Looking at the law more broadly, politics influence virtually every tentacle of health care reform — from health insurance exchanges to guaranteed issuance. Once again, the same issue of states’ rights vs. federal rights vs. individual rights that have been argued as far back as Madison’s Federalist Papers bubbles to the surface. And this spirited debate once again reminds us that the principles of liberty and democracy are in fact conflicting ideologies around which our nation has quarreled since our founding and even gone to civil war in an attempt to resolve.
The good news in all of this is the recognition by nearly everyone that our health care system is broken and simply tinkering around the fringes will no longer suffice. With 45 million uninsured, costs continuing to escalate and society continuing to age, saying that change is needed is like saying that night is dark.
That makes today’s debate oddly liberating as compared to the Clinton years, when the debate was over whether or not health care needed fixing. Today, it is not whether to fix it, but how.
Fixing health care will take getting into the weeds of our nation’s most complex, emotional, personal and important issue. And it will require every citizen, not just our lawmakers, to exercise moral courage in answering four fundamental questions.
Is health care a right to which every citizen is entitled? If so, is every citizen entitled to the same health care? Put to an extreme, is the person standing at the freeway off ramp holding a cardboard sign entitled to the same doctors, hospitals, drugs and technologies as Donald Trump?
Whose responsibility is it to pay for care? Today one in every four Californians is uninsured, and when these individuals present themselves at a hospital’s emergency department, care is provided.
Bills not paid by the patient are absorbed by the hospital as “bad debt.” But hospitals need to pay their bills too, so at least part of the cost is “shifted” to those who are able to pay. Some bills are paid in part by the government (MediCal) which gets its money from taxpayers. Is this right? Is this equitable? Is there a better way?

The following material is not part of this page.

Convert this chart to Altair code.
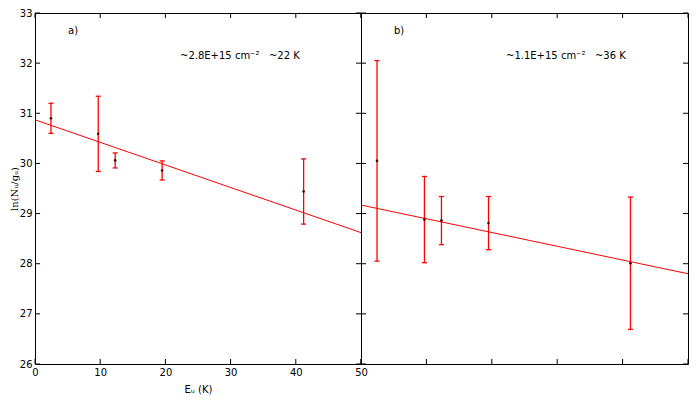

How do we hold individuals accountable for their own health so that they have a personal, financial stake in the game? Smoking, drinking, eating carelessly and avoiding exercise may have been the “good old days” to some, but memory lane is a dead-end street. This notion that everyone has an unlimited right to health care without also having some accountability for their own lifestyle and health habits is simply unsustainable. But how can we effectuate change and force people to behave without further complicating the current debate regarding individual rights and unnecessary government intervention?
How do we measure and assure quality? Medicine is a science, but even good doctors can disagree on a course of treatment. So what measures, incentives and drivers need to be put in place to assure that patients in need get the quality they deserve? One of the most applauded aspects of health care reform is “pay for performance,” which financially rewards both payers and providers who achieve quality metrics in defined categories.
How do we assure that this occurs and how do we assure transparency so that patients can use this information to make intelligent decisions about where to get their care?
In the final analysis, how we answer these questions will tell us a lot about our country, our society and ourselves.
• Ross K. Goldberg of Westlake Village is immediate past chairman of the board of trustees of Los Robles Hospital and Medical Center and is president of Kevin/Ross Public Relations.